◆ **Written instruction**: Which lines hold the word "that"? Copy each of them from the material.

◆ **Available data**:
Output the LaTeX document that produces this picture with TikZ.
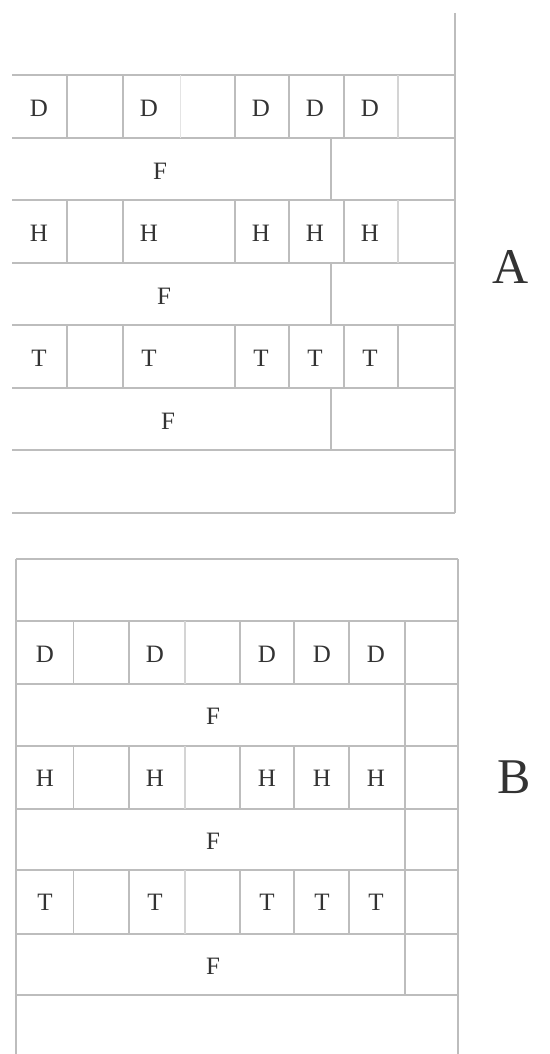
\documentclass[tikz,border=0pt]{standalone}
\usepackage{fontspec}
\setmainfont{Liberation Serif}
\definecolor{gridc}{HTML}{BDBDBD}
\definecolor{lightc}{HTML}{D4D4D4}
\definecolor{faintc}{HTML}{E4E4E4}
\definecolor{txtc}{HTML}{333333}
\tikzset{
  grid/.style={draw=gridc, line width=1.1pt},
  light/.style={draw=lightc, line width=1.1pt},
  faint/.style={draw=faintc, line width=1pt},
  cell/.style={text=txtc, inner sep=0pt, font=\fontsize{25}{28}\selectfont},
  big/.style={text=txtc, inner sep=0pt, font=\fontsize{50}{56}\selectfont}
}
\begin{document}
\begin{tikzpicture}[x=1pt,y=-1pt]
\useasboundingbox (0,0) rectangle (549,1054);
% ---------------- Panel A ----------------
\foreach \y in {75,138,200,263,325,388,450,513} \draw[grid] (12,\y) -- (455,\y);
\draw[grid] (455,13) -- (455,513);
% letter rows
\foreach \a/\b in {75/138,200/263,325/388}{
  \foreach \x in {67,123,235,289,344} \draw[grid] (\x,\a) -- (\x,\b);
}
\draw[faint] (180,75) -- (180,138);
\draw[light] (398,75) -- (398,138);
\draw[light] (398,200) -- (398,263);
\draw[grid] (398,325) -- (398,388);
% F rows
\foreach \a/\b in {138/200,263/325,388/450} \draw[grid] (331,\a) -- (331,\b);
% labels A
\foreach \l/\yy/\n in {D/108/ad,H/233/ah,T/358/at}{
  \node[cell] (\n1) at (39,\yy) {\l};
  \node[cell] (\n2) at (149,\yy) {\l};
  \node[cell] (\n3) at (261,\yy) {\l};
  \node[cell] (\n4) at (315,\yy) {\l};
  \node[cell] (\n5) at (370,\yy) {\l};
}
\node[cell] (af1) at (160,171) {F};
\node[cell] (af2) at (164,296) {F};
\node[cell] (af3) at (168,421) {F};
\node[big] (labA) at (511,267) {A};
% ---------------- Panel B ----------------
\foreach \y in {559,621,684,746,809,870,934,995} \draw[grid] (16,\y) -- (458,\y);
\draw[grid] (16,559) -- (16,1054);
\draw[grid] (458,559) -- (458,1054);
\foreach \a/\b in {621/684,746/809,870/934}{
  \foreach \x in {73.5,129,240,294,349} \draw[grid] (\x,\a) -- (\x,\b);
  \draw[light] (185,\a) -- (185,\b);
}
\draw[grid] (405,621) -- (405,995);
\foreach \l/\yy/\n in {D/654/bd,H/778/bh,T/902/bt}{
  \node[cell] (\n1) at (45,\yy) {\l};
  \node[cell] (\n2) at (155,\yy) {\l};
  \node[cell] (\n3) at (267,\yy) {\l};
  \node[cell] (\n4) at (322,\yy) {\l};
  \node[cell] (\n5) at (376,\yy) {\l};
}
\node[cell] (bf1) at (213,716) {F};
\node[cell] (bf2) at (213,841) {F};
\node[cell] (bf3) at (213,966) {F};
\node[big] (labB) at (514,777) {B};
\end{tikzpicture}
\end{document}
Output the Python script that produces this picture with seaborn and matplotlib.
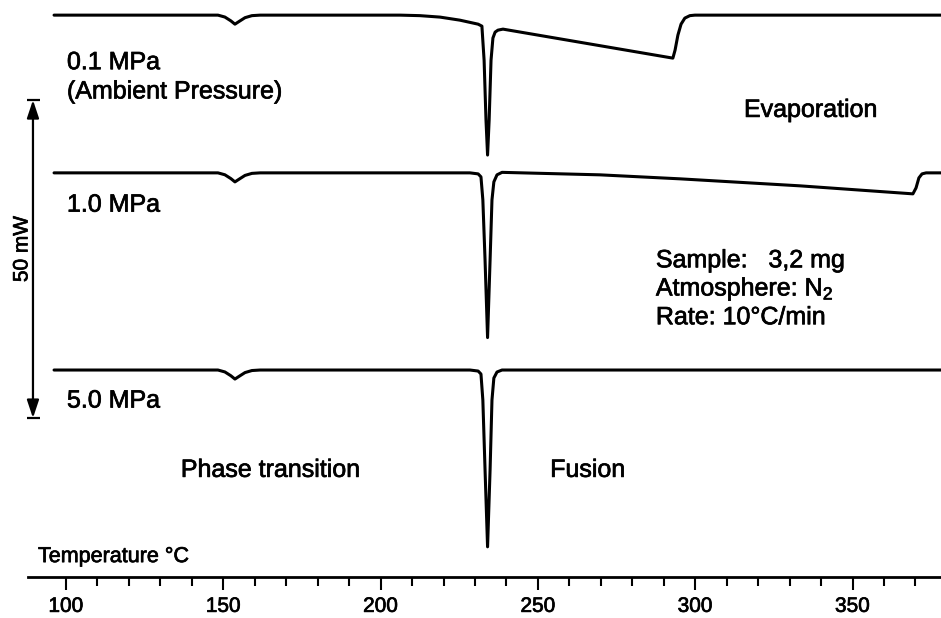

◆ **Result**:
Output the LaTeX document that produces this picture with TikZ.
Output the Python script that produces this picture with seaborn and matplotlib.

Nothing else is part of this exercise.